WORK INSTRUCTIONS -
Begin at the top of the records below and return each line exactly through the line with "Bar, XAxis, YAxis". Skip pictures.

(Charts and diagrams as code)
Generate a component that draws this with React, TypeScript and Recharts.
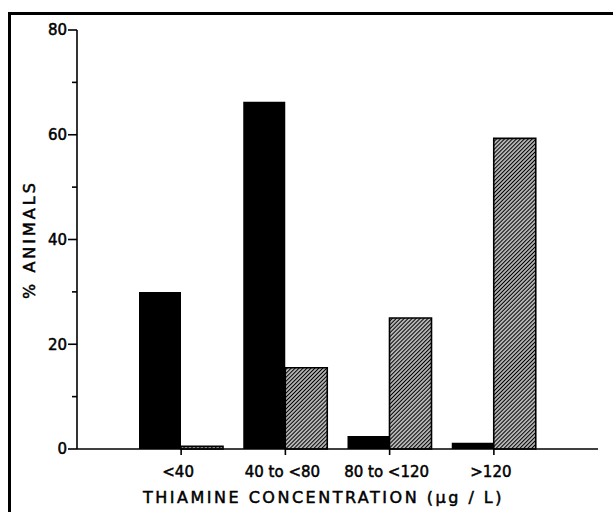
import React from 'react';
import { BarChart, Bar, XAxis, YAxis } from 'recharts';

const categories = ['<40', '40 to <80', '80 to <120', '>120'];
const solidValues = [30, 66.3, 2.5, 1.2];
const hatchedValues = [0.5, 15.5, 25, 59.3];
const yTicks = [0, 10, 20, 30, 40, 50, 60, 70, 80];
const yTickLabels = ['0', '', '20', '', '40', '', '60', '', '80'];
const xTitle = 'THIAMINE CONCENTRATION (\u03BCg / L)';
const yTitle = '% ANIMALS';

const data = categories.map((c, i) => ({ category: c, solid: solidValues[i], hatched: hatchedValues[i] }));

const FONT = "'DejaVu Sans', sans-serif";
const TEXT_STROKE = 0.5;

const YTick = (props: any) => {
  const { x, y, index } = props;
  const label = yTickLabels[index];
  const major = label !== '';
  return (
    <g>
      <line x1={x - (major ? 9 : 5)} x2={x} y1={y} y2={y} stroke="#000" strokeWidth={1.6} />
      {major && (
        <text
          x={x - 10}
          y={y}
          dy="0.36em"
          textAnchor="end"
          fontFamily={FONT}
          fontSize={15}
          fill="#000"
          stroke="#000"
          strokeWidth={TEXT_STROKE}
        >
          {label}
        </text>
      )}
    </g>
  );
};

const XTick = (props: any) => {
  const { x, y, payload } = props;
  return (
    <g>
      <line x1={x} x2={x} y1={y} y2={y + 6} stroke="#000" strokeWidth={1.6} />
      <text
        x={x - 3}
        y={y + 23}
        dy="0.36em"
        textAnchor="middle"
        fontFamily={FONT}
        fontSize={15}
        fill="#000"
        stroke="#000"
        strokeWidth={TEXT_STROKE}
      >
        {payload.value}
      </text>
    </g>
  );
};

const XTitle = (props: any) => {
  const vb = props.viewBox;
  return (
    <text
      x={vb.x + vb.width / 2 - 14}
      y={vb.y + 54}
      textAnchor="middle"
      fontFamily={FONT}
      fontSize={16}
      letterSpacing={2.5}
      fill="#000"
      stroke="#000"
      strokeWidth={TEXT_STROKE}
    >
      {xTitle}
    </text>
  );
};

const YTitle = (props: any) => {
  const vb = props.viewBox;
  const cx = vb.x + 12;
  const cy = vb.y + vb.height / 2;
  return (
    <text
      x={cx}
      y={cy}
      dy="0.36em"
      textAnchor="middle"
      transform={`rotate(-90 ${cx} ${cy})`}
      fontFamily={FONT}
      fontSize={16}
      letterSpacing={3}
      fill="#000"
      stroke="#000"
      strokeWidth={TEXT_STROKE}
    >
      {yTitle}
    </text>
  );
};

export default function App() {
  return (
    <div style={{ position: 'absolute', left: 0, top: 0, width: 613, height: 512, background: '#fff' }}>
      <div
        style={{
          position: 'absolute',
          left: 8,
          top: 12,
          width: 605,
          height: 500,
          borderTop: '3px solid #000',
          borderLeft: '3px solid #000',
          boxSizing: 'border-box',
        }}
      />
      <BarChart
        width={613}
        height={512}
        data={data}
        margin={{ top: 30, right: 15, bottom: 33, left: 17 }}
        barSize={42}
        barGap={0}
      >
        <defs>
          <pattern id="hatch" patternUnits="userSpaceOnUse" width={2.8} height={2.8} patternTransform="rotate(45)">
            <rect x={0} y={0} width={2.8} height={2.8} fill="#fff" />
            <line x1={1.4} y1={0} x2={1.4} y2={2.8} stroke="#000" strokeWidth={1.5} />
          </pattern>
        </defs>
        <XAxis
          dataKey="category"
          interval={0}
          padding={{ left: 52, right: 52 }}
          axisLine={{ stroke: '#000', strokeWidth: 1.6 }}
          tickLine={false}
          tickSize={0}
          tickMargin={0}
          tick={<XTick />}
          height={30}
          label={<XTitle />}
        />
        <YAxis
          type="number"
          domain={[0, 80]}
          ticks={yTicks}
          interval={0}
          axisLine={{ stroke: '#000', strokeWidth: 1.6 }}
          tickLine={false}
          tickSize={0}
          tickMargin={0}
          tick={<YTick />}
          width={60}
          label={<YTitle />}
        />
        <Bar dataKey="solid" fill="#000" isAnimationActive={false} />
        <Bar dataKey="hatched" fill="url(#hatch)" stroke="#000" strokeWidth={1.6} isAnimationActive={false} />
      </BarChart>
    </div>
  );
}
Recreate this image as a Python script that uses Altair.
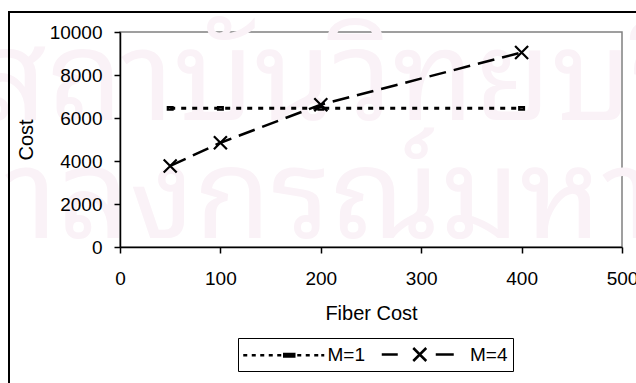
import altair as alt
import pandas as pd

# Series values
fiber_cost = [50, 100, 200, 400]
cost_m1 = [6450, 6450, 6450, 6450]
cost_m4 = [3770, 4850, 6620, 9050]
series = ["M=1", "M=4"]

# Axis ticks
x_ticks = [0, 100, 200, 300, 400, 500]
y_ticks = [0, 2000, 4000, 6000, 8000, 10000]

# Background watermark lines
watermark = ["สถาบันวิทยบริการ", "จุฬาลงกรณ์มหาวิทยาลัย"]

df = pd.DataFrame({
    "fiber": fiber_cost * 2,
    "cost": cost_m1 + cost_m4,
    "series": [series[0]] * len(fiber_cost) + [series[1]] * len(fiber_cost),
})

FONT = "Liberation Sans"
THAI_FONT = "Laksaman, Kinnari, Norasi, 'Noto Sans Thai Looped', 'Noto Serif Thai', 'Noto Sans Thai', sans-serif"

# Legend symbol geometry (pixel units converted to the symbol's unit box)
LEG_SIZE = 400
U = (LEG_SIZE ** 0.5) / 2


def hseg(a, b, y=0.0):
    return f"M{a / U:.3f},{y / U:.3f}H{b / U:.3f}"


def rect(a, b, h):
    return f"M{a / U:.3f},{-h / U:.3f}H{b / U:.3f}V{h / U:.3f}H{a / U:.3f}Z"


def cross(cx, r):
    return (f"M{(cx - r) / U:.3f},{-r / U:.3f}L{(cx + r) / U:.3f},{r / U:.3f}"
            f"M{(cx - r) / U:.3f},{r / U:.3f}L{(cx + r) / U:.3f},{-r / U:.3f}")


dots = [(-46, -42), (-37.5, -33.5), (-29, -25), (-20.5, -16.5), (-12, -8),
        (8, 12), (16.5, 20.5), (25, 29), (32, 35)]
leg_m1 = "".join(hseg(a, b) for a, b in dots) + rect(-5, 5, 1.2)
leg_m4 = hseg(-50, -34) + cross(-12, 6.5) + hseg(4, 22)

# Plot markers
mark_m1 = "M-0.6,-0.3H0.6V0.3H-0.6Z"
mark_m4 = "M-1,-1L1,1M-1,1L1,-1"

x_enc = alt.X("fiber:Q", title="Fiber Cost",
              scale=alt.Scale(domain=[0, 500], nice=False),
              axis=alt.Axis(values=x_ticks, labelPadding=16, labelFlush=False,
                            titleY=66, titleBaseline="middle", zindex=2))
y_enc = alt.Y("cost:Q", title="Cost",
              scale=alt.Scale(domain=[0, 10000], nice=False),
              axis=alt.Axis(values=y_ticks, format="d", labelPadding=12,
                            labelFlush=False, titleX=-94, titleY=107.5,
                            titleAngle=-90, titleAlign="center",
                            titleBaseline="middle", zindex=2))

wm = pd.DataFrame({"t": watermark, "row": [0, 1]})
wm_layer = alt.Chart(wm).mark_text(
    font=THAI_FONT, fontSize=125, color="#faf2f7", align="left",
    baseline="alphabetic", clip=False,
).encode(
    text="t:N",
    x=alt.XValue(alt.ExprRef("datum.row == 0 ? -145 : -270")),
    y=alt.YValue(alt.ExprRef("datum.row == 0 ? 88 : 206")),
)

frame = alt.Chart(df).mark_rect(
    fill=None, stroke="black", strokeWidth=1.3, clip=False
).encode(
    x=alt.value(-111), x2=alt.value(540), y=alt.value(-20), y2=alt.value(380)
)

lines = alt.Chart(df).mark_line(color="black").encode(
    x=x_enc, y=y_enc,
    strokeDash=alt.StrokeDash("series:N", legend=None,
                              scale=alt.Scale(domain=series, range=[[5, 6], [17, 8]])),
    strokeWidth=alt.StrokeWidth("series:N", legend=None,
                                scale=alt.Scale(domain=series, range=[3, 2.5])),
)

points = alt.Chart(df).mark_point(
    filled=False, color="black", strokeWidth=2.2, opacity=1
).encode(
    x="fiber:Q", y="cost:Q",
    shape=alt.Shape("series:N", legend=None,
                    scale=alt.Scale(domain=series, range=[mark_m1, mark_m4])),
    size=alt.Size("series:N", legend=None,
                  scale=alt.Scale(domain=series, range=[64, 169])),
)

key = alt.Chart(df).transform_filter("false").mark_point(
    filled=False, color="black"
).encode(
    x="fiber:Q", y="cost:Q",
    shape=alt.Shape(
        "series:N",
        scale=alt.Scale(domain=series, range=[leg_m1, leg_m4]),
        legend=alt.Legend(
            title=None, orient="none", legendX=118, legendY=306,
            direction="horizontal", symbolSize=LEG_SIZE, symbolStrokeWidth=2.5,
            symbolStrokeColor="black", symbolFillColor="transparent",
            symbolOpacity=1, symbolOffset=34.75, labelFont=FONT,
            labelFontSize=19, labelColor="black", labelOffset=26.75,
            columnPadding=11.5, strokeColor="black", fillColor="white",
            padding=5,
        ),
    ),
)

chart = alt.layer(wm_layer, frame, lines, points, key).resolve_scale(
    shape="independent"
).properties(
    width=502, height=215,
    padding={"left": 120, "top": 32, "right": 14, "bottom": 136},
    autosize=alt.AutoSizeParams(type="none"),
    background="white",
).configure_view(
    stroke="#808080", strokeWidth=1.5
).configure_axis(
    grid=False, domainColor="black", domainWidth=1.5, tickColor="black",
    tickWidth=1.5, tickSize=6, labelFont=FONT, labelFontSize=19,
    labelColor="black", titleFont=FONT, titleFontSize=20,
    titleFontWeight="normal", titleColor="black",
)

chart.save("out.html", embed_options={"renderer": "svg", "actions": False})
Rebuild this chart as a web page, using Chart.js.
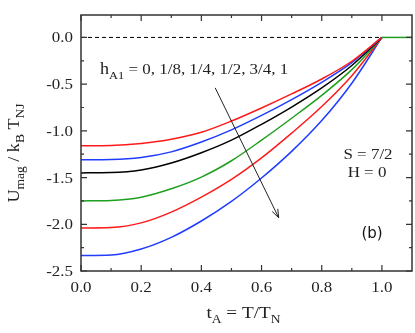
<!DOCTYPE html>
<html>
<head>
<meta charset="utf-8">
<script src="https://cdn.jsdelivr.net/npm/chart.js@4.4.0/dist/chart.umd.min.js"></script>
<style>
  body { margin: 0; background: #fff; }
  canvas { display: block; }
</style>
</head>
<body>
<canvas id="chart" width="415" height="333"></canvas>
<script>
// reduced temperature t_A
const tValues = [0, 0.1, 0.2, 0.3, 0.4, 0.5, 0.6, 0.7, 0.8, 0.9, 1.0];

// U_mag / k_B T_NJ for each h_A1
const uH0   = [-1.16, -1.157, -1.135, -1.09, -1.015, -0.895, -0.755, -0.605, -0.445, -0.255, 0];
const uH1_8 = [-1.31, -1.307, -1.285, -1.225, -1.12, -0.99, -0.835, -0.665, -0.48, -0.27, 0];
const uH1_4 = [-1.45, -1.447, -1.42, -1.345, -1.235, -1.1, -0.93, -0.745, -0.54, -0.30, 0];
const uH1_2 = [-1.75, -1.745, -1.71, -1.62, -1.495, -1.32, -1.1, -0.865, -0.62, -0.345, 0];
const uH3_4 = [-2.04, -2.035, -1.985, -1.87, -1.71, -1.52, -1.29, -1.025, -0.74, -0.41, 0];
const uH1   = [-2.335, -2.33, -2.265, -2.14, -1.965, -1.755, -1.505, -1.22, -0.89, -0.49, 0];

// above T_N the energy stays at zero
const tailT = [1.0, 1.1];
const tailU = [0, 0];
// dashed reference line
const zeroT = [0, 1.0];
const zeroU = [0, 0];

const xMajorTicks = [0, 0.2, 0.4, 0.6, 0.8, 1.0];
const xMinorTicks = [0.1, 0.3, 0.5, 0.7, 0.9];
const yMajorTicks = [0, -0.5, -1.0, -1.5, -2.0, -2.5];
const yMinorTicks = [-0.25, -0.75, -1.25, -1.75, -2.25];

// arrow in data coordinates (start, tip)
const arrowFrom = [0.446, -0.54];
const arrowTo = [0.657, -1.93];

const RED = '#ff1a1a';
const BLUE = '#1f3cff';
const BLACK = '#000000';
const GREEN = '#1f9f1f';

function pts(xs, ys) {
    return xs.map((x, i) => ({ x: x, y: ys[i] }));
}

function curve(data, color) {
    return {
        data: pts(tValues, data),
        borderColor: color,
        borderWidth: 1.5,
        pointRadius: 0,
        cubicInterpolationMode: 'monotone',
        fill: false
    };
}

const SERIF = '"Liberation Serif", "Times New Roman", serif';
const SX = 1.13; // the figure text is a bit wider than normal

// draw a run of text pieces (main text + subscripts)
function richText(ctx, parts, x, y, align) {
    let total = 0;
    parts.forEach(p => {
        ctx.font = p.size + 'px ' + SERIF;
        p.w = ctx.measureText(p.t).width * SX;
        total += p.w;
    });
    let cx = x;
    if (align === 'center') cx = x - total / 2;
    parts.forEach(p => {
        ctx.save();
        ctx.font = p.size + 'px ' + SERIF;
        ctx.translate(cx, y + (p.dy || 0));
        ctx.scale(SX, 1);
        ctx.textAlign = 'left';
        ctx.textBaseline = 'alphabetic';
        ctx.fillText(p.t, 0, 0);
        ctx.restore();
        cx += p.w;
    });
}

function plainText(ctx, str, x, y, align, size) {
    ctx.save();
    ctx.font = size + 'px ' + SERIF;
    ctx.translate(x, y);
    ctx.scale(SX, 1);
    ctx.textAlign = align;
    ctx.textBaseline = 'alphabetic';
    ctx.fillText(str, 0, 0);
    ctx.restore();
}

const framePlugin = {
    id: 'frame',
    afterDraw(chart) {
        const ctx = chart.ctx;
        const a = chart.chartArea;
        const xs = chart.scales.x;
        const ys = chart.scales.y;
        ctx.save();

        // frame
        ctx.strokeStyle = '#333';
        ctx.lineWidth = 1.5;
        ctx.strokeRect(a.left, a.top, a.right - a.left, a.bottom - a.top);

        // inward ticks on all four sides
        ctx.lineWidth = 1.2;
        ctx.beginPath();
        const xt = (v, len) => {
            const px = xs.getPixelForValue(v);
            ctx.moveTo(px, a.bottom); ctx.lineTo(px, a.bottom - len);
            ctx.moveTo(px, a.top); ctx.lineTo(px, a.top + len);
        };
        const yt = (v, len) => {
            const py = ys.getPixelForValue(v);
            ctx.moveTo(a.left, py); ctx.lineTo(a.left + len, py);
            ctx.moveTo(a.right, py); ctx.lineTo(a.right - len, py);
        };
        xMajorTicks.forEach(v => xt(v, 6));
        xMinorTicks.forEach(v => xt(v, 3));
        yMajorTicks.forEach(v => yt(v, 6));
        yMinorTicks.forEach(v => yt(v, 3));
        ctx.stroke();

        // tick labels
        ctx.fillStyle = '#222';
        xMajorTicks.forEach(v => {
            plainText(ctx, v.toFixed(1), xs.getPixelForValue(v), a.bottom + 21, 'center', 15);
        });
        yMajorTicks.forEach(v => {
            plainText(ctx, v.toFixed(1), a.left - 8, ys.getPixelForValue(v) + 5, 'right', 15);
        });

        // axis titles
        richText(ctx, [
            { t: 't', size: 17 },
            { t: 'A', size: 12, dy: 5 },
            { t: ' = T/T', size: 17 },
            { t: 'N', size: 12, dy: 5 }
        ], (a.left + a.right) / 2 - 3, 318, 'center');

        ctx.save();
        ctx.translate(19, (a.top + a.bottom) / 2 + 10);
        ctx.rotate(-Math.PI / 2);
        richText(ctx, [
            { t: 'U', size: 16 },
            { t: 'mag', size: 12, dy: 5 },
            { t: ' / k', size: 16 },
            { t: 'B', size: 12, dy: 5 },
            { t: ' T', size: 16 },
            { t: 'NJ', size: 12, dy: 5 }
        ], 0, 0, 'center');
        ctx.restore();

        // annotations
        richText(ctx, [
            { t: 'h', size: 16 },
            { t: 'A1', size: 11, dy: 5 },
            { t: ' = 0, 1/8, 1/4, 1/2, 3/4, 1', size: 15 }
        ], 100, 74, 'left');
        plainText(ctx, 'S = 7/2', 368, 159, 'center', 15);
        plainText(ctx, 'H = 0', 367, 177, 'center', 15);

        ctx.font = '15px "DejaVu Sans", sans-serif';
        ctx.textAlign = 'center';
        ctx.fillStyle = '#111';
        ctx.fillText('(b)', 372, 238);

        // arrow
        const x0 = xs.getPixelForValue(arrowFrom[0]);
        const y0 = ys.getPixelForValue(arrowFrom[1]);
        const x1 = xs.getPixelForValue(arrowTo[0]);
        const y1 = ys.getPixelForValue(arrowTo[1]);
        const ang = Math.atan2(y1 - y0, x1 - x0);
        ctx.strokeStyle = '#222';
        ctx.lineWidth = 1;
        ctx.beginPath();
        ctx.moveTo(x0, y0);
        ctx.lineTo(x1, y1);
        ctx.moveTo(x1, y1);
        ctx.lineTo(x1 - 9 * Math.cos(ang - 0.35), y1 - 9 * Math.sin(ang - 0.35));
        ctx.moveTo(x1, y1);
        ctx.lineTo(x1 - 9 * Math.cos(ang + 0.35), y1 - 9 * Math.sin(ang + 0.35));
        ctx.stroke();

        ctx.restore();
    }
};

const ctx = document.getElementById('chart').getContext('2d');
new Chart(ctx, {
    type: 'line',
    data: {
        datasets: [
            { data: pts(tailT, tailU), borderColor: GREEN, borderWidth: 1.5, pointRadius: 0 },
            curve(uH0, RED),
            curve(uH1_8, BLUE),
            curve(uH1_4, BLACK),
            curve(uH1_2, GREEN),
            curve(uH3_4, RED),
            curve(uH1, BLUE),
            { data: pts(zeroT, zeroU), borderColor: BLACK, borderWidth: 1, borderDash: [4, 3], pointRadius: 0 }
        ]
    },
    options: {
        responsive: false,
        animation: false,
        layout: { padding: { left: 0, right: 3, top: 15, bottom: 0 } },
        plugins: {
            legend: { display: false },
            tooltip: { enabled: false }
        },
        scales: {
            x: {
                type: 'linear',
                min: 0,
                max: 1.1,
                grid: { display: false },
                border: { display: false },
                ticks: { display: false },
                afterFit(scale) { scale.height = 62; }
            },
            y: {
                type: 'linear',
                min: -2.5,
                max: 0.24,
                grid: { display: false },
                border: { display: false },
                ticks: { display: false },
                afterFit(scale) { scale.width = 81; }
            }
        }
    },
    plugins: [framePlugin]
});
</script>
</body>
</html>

FULL OUTPUT -
Generate a component that draws this with React, TypeScript and Recharts.
import React from 'react';
import { BarChart, Bar, XAxis, YAxis } from 'recharts';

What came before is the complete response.